* What is asked *
Reproduce the full listing below unchanged, apart from the pictures.

------------------------------

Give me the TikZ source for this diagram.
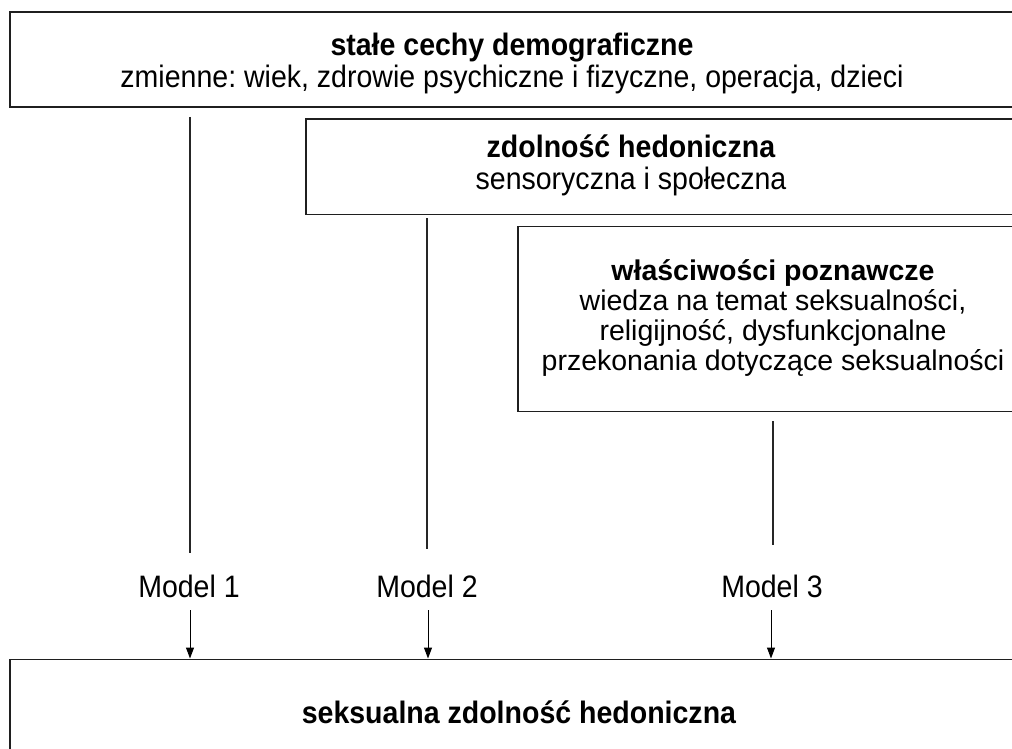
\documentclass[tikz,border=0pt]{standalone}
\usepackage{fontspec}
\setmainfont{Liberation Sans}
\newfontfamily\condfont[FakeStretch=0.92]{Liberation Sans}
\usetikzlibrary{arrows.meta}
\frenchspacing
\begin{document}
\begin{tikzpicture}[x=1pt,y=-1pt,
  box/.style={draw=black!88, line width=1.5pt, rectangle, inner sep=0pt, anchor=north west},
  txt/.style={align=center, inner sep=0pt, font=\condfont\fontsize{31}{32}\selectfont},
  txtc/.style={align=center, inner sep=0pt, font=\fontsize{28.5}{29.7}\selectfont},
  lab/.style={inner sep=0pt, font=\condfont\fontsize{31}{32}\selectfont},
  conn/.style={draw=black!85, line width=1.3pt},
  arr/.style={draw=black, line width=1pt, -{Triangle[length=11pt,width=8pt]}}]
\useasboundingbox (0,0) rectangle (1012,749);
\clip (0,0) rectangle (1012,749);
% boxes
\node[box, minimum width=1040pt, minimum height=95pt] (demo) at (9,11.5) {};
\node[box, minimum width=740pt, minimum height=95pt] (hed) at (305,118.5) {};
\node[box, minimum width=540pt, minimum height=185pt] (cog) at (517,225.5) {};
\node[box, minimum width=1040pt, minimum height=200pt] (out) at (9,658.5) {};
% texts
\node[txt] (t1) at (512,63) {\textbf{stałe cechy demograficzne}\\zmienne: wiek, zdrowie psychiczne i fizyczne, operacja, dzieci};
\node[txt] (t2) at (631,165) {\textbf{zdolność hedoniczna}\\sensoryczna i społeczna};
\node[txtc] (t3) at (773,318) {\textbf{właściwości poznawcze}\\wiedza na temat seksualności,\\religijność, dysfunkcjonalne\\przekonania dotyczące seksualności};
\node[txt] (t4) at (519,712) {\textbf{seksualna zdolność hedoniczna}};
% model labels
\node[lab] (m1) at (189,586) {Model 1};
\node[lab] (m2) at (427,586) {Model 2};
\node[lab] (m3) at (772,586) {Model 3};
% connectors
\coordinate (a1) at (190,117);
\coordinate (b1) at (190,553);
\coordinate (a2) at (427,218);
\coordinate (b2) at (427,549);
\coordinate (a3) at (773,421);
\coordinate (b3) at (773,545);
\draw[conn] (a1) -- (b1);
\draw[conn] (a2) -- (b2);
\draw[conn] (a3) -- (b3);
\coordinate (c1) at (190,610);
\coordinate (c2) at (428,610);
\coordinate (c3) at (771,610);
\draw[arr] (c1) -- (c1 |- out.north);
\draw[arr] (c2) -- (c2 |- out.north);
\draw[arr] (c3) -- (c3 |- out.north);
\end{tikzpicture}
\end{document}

------------------------------

* The solution *
Give me the TikZ source for this diagram.
\documentclass[tikz,border=0pt]{standalone}
\usepackage{fontspec}
\setmainfont{Liberation Sans}
\newfontfamily\condfont[FakeStretch=0.92]{Liberation Sans}
\usetikzlibrary{arrows.meta}
\frenchspacing
\begin{document}
\begin{tikzpicture}[x=1pt,y=-1pt,
  box/.style={draw=black!88, line width=1.5pt, rectangle, inner sep=0pt, anchor=north west},
  txt/.style={align=center, inner sep=0pt, font=\condfont\fontsize{31}{32}\selectfont},
  txtc/.style={align=center, inner sep=0pt, font=\fontsize{28.5}{29.7}\selectfont},
  lab/.style={inner sep=0pt, font=\condfont\fontsize{31}{32}\selectfont},
  conn/.style={draw=black!85, line width=1.3pt},
  arr/.style={draw=black, line width=1pt, -{Triangle[length=11pt,width=8pt]}}]
\useasboundingbox (0,0) rectangle (1012,749);
\clip (0,0) rectangle (1012,749);
% boxes
\node[box, minimum width=1040pt, minimum height=95pt] (demo) at (9,11.5) {};
\node[box, minimum width=740pt, minimum height=95pt] (hed) at (305,118.5) {};
\node[box, minimum width=540pt, minimum height=185pt] (cog) at (517,225.5) {};
\node[box, minimum width=1040pt, minimum height=200pt] (out) at (9,658.5) {};
% texts
\node[txt] (t1) at (512,63) {\textbf{stałe cechy demograficzne}\\zmienne: wiek, zdrowie psychiczne i fizyczne, operacja, dzieci};
\node[txt] (t2) at (631,165) {\textbf{zdolność hedoniczna}\\sensoryczna i społeczna};
\node[txtc] (t3) at (773,318) {\textbf{właściwości poznawcze}\\wiedza na temat seksualności,\\religijność, dysfunkcjonalne\\przekonania dotyczące seksualności};
\node[txt] (t4) at (519,712) {\textbf{seksualna zdolność hedoniczna}};
% model labels
\node[lab] (m1) at (189,586) {Model 1};
\node[lab] (m2) at (427,586) {Model 2};
\node[lab] (m3) at (772,586) {Model 3};
% connectors
\coordinate (a1) at (190,117);
\coordinate (b1) at (190,553);
\coordinate (a2) at (427,218);
\coordinate (b2) at (427,549);
\coordinate (a3) at (773,421);
\coordinate (b3) at (773,545);
\draw[conn] (a1) -- (b1);
\draw[conn] (a2) -- (b2);
\draw[conn] (a3) -- (b3);
\coordinate (c1) at (190,610);
\coordinate (c2) at (428,610);
\coordinate (c3) at (771,610);
\draw[arr] (c1) -- (c1 |- out.north);
\draw[arr] (c2) -- (c2 |- out.north);
\draw[arr] (c3) -- (c3 |- out.north);
\end{tikzpicture}
\end{document}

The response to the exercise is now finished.